-- begin DATA PROVIDED --

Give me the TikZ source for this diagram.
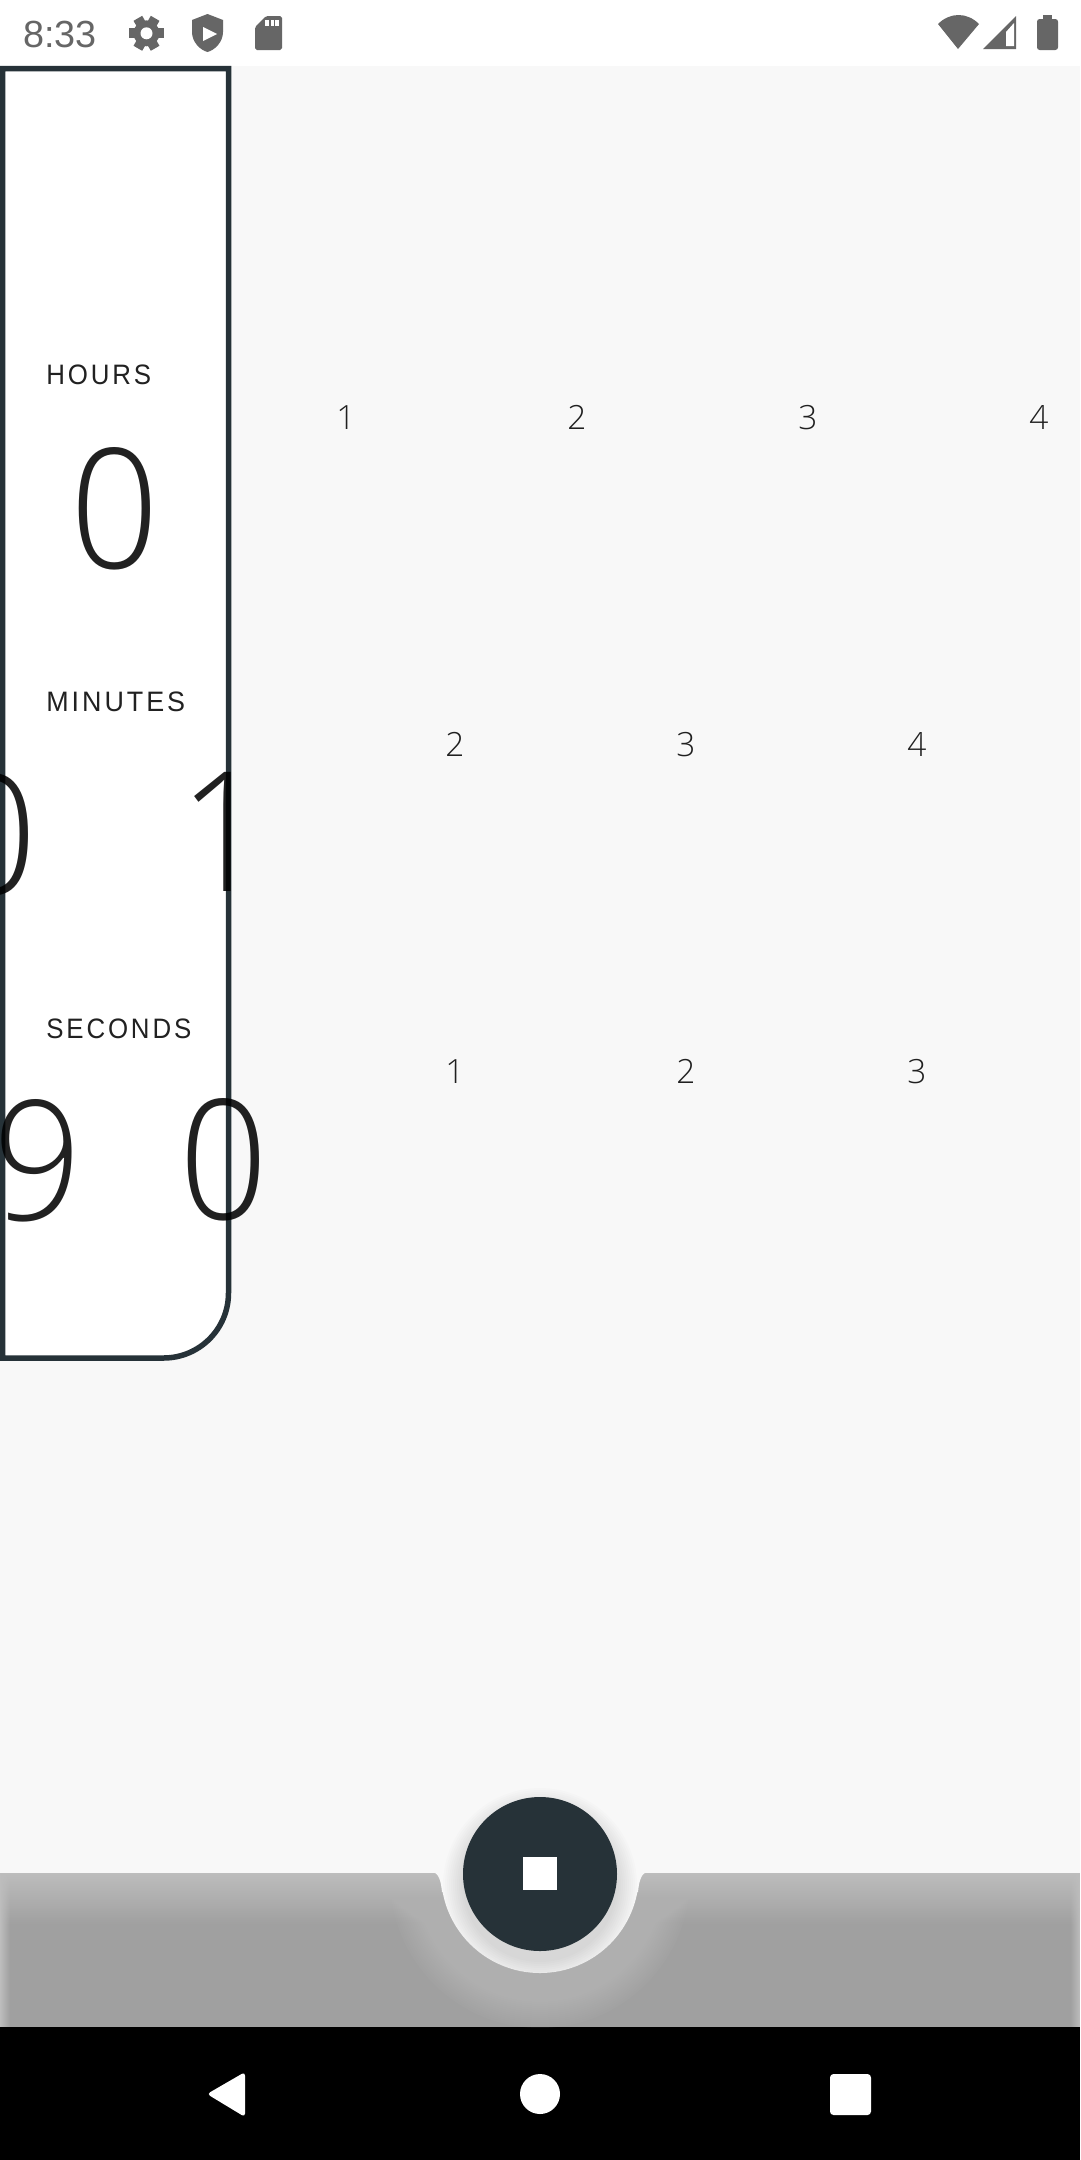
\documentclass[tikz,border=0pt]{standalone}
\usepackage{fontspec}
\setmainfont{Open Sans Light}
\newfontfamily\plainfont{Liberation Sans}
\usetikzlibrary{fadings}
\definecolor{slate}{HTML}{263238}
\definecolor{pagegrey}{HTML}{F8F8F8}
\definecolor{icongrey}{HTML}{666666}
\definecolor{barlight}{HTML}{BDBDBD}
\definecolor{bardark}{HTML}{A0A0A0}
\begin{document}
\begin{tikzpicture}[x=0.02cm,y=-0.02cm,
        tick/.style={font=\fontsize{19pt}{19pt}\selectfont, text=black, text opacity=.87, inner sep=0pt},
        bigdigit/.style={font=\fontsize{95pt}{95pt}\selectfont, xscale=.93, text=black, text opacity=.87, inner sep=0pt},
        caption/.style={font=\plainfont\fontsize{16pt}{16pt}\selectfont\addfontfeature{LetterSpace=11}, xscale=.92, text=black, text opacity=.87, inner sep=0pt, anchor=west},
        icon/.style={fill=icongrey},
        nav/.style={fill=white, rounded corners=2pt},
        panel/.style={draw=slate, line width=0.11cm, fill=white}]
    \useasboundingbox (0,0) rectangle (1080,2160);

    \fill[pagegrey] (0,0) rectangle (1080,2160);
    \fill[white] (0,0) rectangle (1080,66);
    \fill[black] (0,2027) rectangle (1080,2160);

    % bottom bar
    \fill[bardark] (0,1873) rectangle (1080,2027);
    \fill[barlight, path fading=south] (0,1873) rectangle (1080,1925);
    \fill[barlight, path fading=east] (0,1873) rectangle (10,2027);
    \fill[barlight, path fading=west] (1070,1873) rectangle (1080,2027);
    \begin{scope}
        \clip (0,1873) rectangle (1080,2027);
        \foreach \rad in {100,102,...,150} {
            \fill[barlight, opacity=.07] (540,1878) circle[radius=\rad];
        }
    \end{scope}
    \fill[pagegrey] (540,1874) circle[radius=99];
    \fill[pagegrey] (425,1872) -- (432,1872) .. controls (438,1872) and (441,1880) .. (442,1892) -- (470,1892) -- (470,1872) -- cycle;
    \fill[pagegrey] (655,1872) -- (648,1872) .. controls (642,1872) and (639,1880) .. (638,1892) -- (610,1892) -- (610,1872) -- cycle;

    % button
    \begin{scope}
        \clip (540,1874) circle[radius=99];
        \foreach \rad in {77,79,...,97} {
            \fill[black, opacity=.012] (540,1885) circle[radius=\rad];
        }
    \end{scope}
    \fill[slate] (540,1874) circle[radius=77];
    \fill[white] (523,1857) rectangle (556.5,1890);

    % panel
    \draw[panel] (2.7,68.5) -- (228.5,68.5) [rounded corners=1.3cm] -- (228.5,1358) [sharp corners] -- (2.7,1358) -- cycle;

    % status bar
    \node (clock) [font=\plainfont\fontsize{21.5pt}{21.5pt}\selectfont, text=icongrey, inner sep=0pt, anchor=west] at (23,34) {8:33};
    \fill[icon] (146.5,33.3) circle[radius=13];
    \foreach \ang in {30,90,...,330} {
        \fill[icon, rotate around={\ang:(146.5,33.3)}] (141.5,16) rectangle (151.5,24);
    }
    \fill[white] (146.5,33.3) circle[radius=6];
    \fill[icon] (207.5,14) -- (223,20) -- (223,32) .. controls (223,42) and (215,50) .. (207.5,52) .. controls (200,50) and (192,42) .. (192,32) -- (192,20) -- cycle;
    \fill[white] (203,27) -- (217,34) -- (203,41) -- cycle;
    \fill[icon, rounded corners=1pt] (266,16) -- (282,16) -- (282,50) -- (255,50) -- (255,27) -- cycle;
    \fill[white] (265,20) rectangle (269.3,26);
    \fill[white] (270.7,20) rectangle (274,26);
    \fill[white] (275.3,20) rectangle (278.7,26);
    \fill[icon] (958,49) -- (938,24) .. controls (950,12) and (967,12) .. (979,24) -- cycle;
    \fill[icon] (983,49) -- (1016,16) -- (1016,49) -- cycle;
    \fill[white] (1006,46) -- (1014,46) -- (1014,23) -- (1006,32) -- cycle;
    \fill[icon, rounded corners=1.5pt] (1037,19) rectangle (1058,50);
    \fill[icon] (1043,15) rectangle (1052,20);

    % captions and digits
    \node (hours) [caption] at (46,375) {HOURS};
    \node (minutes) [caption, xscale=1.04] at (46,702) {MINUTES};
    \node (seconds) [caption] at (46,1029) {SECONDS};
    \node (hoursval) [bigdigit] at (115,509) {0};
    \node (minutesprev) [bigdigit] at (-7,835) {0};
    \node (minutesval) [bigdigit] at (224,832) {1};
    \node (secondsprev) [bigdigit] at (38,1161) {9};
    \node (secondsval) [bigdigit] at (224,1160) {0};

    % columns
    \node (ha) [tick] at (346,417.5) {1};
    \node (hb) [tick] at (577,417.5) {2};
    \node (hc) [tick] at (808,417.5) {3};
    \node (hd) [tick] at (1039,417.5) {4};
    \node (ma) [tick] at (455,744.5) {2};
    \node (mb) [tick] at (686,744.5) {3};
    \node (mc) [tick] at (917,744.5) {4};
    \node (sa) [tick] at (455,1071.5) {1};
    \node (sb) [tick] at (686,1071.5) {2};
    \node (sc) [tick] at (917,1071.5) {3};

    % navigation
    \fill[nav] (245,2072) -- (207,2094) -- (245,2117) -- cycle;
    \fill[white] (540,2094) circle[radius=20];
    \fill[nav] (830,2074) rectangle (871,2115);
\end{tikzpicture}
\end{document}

-- end DATA PROVIDED --

**TASK INSTRUCTIONS**
Repeat the material above in full and exactly, apart from the pictures.

**THE ANSWER**
Give me the TikZ source for this diagram.
\documentclass[tikz,border=0pt]{standalone}
\usepackage{fontspec}
\setmainfont{Open Sans Light}
\newfontfamily\plainfont{Liberation Sans}
\usetikzlibrary{fadings}
\definecolor{slate}{HTML}{263238}
\definecolor{pagegrey}{HTML}{F8F8F8}
\definecolor{icongrey}{HTML}{666666}
\definecolor{barlight}{HTML}{BDBDBD}
\definecolor{bardark}{HTML}{A0A0A0}
\begin{document}
\begin{tikzpicture}[x=0.02cm,y=-0.02cm,
        tick/.style={font=\fontsize{19pt}{19pt}\selectfont, text=black, text opacity=.87, inner sep=0pt},
        bigdigit/.style={font=\fontsize{95pt}{95pt}\selectfont, xscale=.93, text=black, text opacity=.87, inner sep=0pt},
        caption/.style={font=\plainfont\fontsize{16pt}{16pt}\selectfont\addfontfeature{LetterSpace=11}, xscale=.92, text=black, text opacity=.87, inner sep=0pt, anchor=west},
        icon/.style={fill=icongrey},
        nav/.style={fill=white, rounded corners=2pt},
        panel/.style={draw=slate, line width=0.11cm, fill=white}]
    \useasboundingbox (0,0) rectangle (1080,2160);

    \fill[pagegrey] (0,0) rectangle (1080,2160);
    \fill[white] (0,0) rectangle (1080,66);
    \fill[black] (0,2027) rectangle (1080,2160);

    % bottom bar
    \fill[bardark] (0,1873) rectangle (1080,2027);
    \fill[barlight, path fading=south] (0,1873) rectangle (1080,1925);
    \fill[barlight, path fading=east] (0,1873) rectangle (10,2027);
    \fill[barlight, path fading=west] (1070,1873) rectangle (1080,2027);
    \begin{scope}
        \clip (0,1873) rectangle (1080,2027);
        \foreach \rad in {100,102,...,150} {
            \fill[barlight, opacity=.07] (540,1878) circle[radius=\rad];
        }
    \end{scope}
    \fill[pagegrey] (540,1874) circle[radius=99];
    \fill[pagegrey] (425,1872) -- (432,1872) .. controls (438,1872) and (441,1880) .. (442,1892) -- (470,1892) -- (470,1872) -- cycle;
    \fill[pagegrey] (655,1872) -- (648,1872) .. controls (642,1872) and (639,1880) .. (638,1892) -- (610,1892) -- (610,1872) -- cycle;

    % button
    \begin{scope}
        \clip (540,1874) circle[radius=99];
        \foreach \rad in {77,79,...,97} {
            \fill[black, opacity=.012] (540,1885) circle[radius=\rad];
        }
    \end{scope}
    \fill[slate] (540,1874) circle[radius=77];
    \fill[white] (523,1857) rectangle (556.5,1890);

    % panel
    \draw[panel] (2.7,68.5) -- (228.5,68.5) [rounded corners=1.3cm] -- (228.5,1358) [sharp corners] -- (2.7,1358) -- cycle;

    % status bar
    \node (clock) [font=\plainfont\fontsize{21.5pt}{21.5pt}\selectfont, text=icongrey, inner sep=0pt, anchor=west] at (23,34) {8:33};
    \fill[icon] (146.5,33.3) circle[radius=13];
    \foreach \ang in {30,90,...,330} {
        \fill[icon, rotate around={\ang:(146.5,33.3)}] (141.5,16) rectangle (151.5,24);
    }
    \fill[white] (146.5,33.3) circle[radius=6];
    \fill[icon] (207.5,14) -- (223,20) -- (223,32) .. controls (223,42) and (215,50) .. (207.5,52) .. controls (200,50) and (192,42) .. (192,32) -- (192,20) -- cycle;
    \fill[white] (203,27) -- (217,34) -- (203,41) -- cycle;
    \fill[icon, rounded corners=1pt] (266,16) -- (282,16) -- (282,50) -- (255,50) -- (255,27) -- cycle;
    \fill[white] (265,20) rectangle (269.3,26);
    \fill[white] (270.7,20) rectangle (274,26);
    \fill[white] (275.3,20) rectangle (278.7,26);
    \fill[icon] (958,49) -- (938,24) .. controls (950,12) and (967,12) .. (979,24) -- cycle;
    \fill[icon] (983,49) -- (1016,16) -- (1016,49) -- cycle;
    \fill[white] (1006,46) -- (1014,46) -- (1014,23) -- (1006,32) -- cycle;
    \fill[icon, rounded corners=1.5pt] (1037,19) rectangle (1058,50);
    \fill[icon] (1043,15) rectangle (1052,20);

    % captions and digits
    \node (hours) [caption] at (46,375) {HOURS};
    \node (minutes) [caption, xscale=1.04] at (46,702) {MINUTES};
    \node (seconds) [caption] at (46,1029) {SECONDS};
    \node (hoursval) [bigdigit] at (115,509) {0};
    \node (minutesprev) [bigdigit] at (-7,835) {0};
    \node (minutesval) [bigdigit] at (224,832) {1};
    \node (secondsprev) [bigdigit] at (38,1161) {9};
    \node (secondsval) [bigdigit] at (224,1160) {0};

    % columns
    \node (ha) [tick] at (346,417.5) {1};
    \node (hb) [tick] at (577,417.5) {2};
    \node (hc) [tick] at (808,417.5) {3};
    \node (hd) [tick] at (1039,417.5) {4};
    \node (ma) [tick] at (455,744.5) {2};
    \node (mb) [tick] at (686,744.5) {3};
    \node (mc) [tick] at (917,744.5) {4};
    \node (sa) [tick] at (455,1071.5) {1};
    \node (sb) [tick] at (686,1071.5) {2};
    \node (sc) [tick] at (917,1071.5) {3};

    % navigation
    \fill[nav] (245,2072) -- (207,2094) -- (245,2117) -- cycle;
    \fill[white] (540,2094) circle[radius=20];
    \fill[nav] (830,2074) rectangle (871,2115);
\end{tikzpicture}
\end{document}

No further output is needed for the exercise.